# Handyman Hijinks



## Electric Al (Mar 13, 2010)

WE have lots of LUCKEYS around here, some have the first name NOTSO.:laughing::laughing:


----------



## drsparky (Nov 13, 2008)

'_Luckey_" can't even spell his nickname correctly.


----------



## pudge565 (Dec 8, 2007)

drsparky said:


> '_Luckey_" can't even spell his nickname correctly.


 Not sure how he spells it that was my spelling. Never was my strong suit.


----------



## Mastertorturer (Jan 28, 2009)

pudge565 said:


> These are some violations that I found at my mother's friends house. The work was done by a handyman named Luckey. I guess it is that since he is luckey he didn't burn a house down yet.
> 
> This one is hard to see but the wire is stapled on edge.
> 
> ...


All bragging aside, I consider myself to be very good at what I do and make $16/h CND as a second year apprentice. My common roles involve the following.

- Examining small to medium (Maintenance/Construction) jobs and sketching out details for my boss. 
- Driving/Stocking & taking care of a service vehicle.
- Working alone or without a journeyman (Not supposed to but I do)
- Conduit Bending, Lighting, Inspection (code deficiencies and maintenance), Extra-Low voltage control systems, panel building, emergency systems, office work (Database Input, Typing, general stuff)
- Lighting/Power & Data work (Maintenance & New)

So maybe I'm underpaid or over qualified but getting $20 and hour would be welcome right about now.


----------



## B4T (Feb 10, 2009)

Notice the blue Carlon boxes, sure sign a hack did the work :no:


----------



## Bkessler (Feb 14, 2007)

Black4Truck said:


> Notice the blue Carlon boxes, sure sign a hack did the work :no:


Why is that?


----------



## BCSparkyGirl (Aug 20, 2009)

Bkessler said:


> Why is that?


If you have over 1,000 posts, do you REALLY have to ask that question?:blink:


----------



## slowforthecones (Sep 13, 2008)

carlon smells like homos from big orange...and around here luckeys are named Juan, Carlos, Amigo, Jose, Julio, alberto, and it goes on....


----------



## Bkessler (Feb 14, 2007)

A box is a box, it's not like they break easily or something. The Blue box makes it easier for all the persons mention above to see the box when they are drywalling.


----------



## B4T (Feb 10, 2009)

Bkessler said:


> Why is that?


 
I would say 90% of hack work you see on this forum have a Carlon blue box connected to it.

Hacks and HO always buy their supplies at HD and get the sales guy to give a quick lesson on box fill


----------



## Bkessler (Feb 14, 2007)

Black4Truck said:


> I would say 90% of hack work you see on this forum have a Carlon blue box connected to it.
> 
> Hacks and HO always buy their supplies at HD and get the sales guy to give a quick lesson on box fill


yeah I'll agree to that, although I use them.

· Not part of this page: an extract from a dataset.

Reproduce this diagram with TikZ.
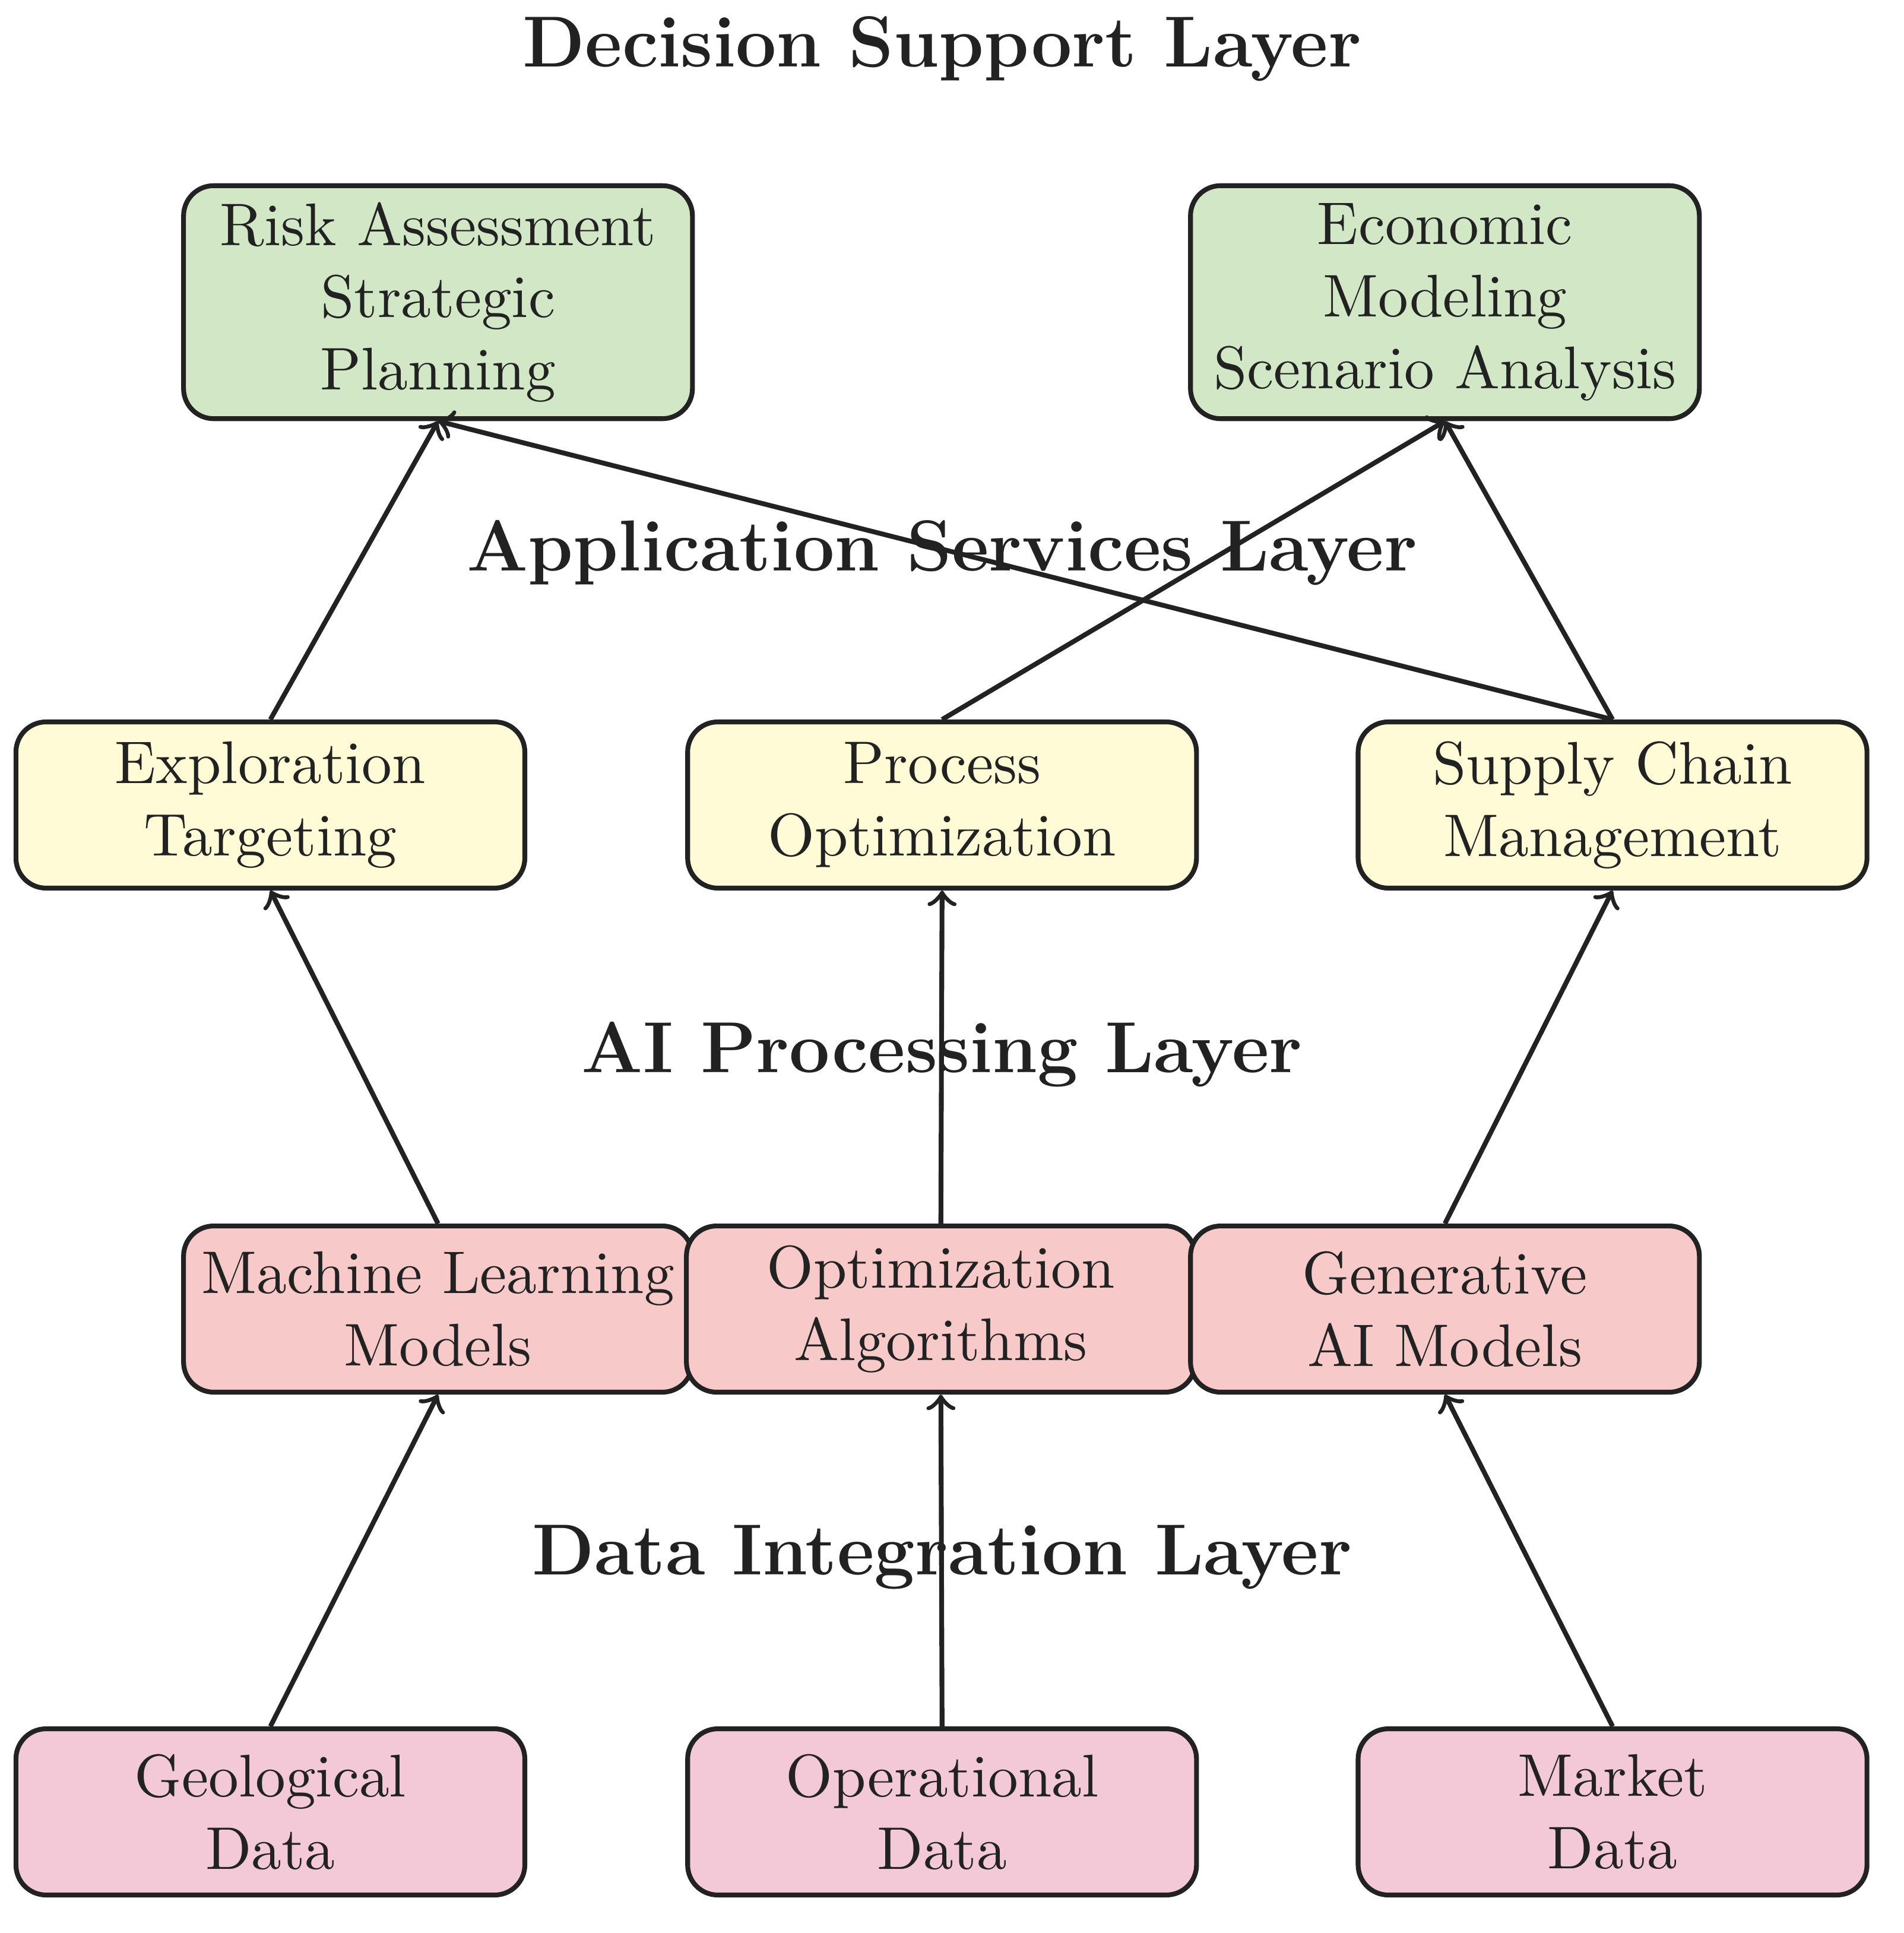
\documentclass[tikz,border=0pt]{standalone}
\usepackage{xcolor}
\definecolor{dgreen}{HTML}{D1E7C6}
\definecolor{dyellow}{HTML}{FEFBD6}
\definecolor{dred}{HTML}{F8C9C9}
\definecolor{dpink}{HTML}{F3C9D7}
\definecolor{ink}{HTML}{222222}
\begin{document}
\begin{tikzpicture}[x=0.00714cm,y=-0.00714cm,
  box/.style={draw=ink,thick,rounded corners=5pt,align=center,text=ink,minimum width=2.97cm,minimum height=0.97cm,inner sep=2pt},
  dec/.style={box,fill=dgreen,minimum height=1.36cm},
  app/.style={box,fill=dyellow},
  ai/.style={box,fill=dred},
  dat/.style={box,fill=dpink},
  ttl/.style={font=\large\bfseries,text=ink},
  arr/.style={->,thick,draw=ink}]
\useasboundingbox (0,0) rectangle (1556,1580);
\node[ttl] (t1) at (770,40) {Decision Support Layer};
\node[ttl] (t2) at (770,452) {Application Services Layer};
\node[ttl] (t3) at (770,862) {AI Processing Layer};
\node[ttl] (t4) at (770,1273) {Data Integration Layer};
\node[dec] (risk) at (358,247) {Risk Assessment\\Strategic\\Planning};
\node[dec] (econ) at (1181,247) {Economic\\Modeling\\Scenario Analysis};
\node[app] (expl) at (221,658) {Exploration\\Targeting};
\node[app] (proc) at (770,658) {Process\\Optimization};
\node[app] (supp) at (1318,658) {Supply Chain\\Management};
\node[ai] (ml) at (358,1070) {Machine Learning\\Models};
\node[ai] (opt) at (769,1070) {Optimization\\Algorithms};
\node[ai] (gen) at (1181,1070) {Generative\\AI Models};
\node[dat] (geo) at (221,1481) {Geological\\Data};
\node[dat] (oper) at (770,1481) {Operational\\Data};
\node[dat] (mark) at (1318,1481) {Market\\Data};
\draw[arr] (geo.north) -- (ml.south);
\draw[arr] (oper.north) -- (opt.south);
\draw[arr] (mark.north) -- (gen.south);
\draw[arr] (ml.north) -- (expl.south);
\draw[arr] (opt.north) -- (proc.south);
\draw[arr] (gen.north) -- (supp.south);
\draw[arr] (expl.north) -- (risk.south);
\draw[arr] (supp.north) -- (risk.south);
\draw[arr] (proc.north) -- (econ.south);
\draw[arr] (supp.north) -- (econ.south);
\end{tikzpicture}
\end{document}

The boxes aren't bad it's the HO's that are bad.


----------



## 480sparky (Sep 20, 2007)

Black4Truck said:


> Notice the blue Carlon boxes, sure sign a hack did the work :no:


So _that_'s why your plastic boxes are gray, huh?



Black4Truck said:


> Hacks and HO always buy their supplies at HD and get the sales guy to give a quick lesson on box fill


I still have yet to see anyone quantify the 'Carlon Blue = hack' statement. If HD sold Lambourghinis, would you consider Lambourghinis cheap cars?


----------



## RIVETER (Sep 26, 2009)

How many of the violations did you repair?


----------



## 480sparky (Sep 20, 2007)

RIVETER said:


> How many of the violations did you repair?


Just the ones I get paid for.:whistling2:


----------



## RIVETER (Sep 26, 2009)

480sparky said:


> Just the ones I get paid for.:whistling2:


I see you know what I was getting at. If something was bad enough to report to the world I believe that I would just fix it.


----------



## 480sparky (Sep 20, 2007)

RIVETER said:


> ....... If something was bad enough to report to the world I believe that I would just fix it.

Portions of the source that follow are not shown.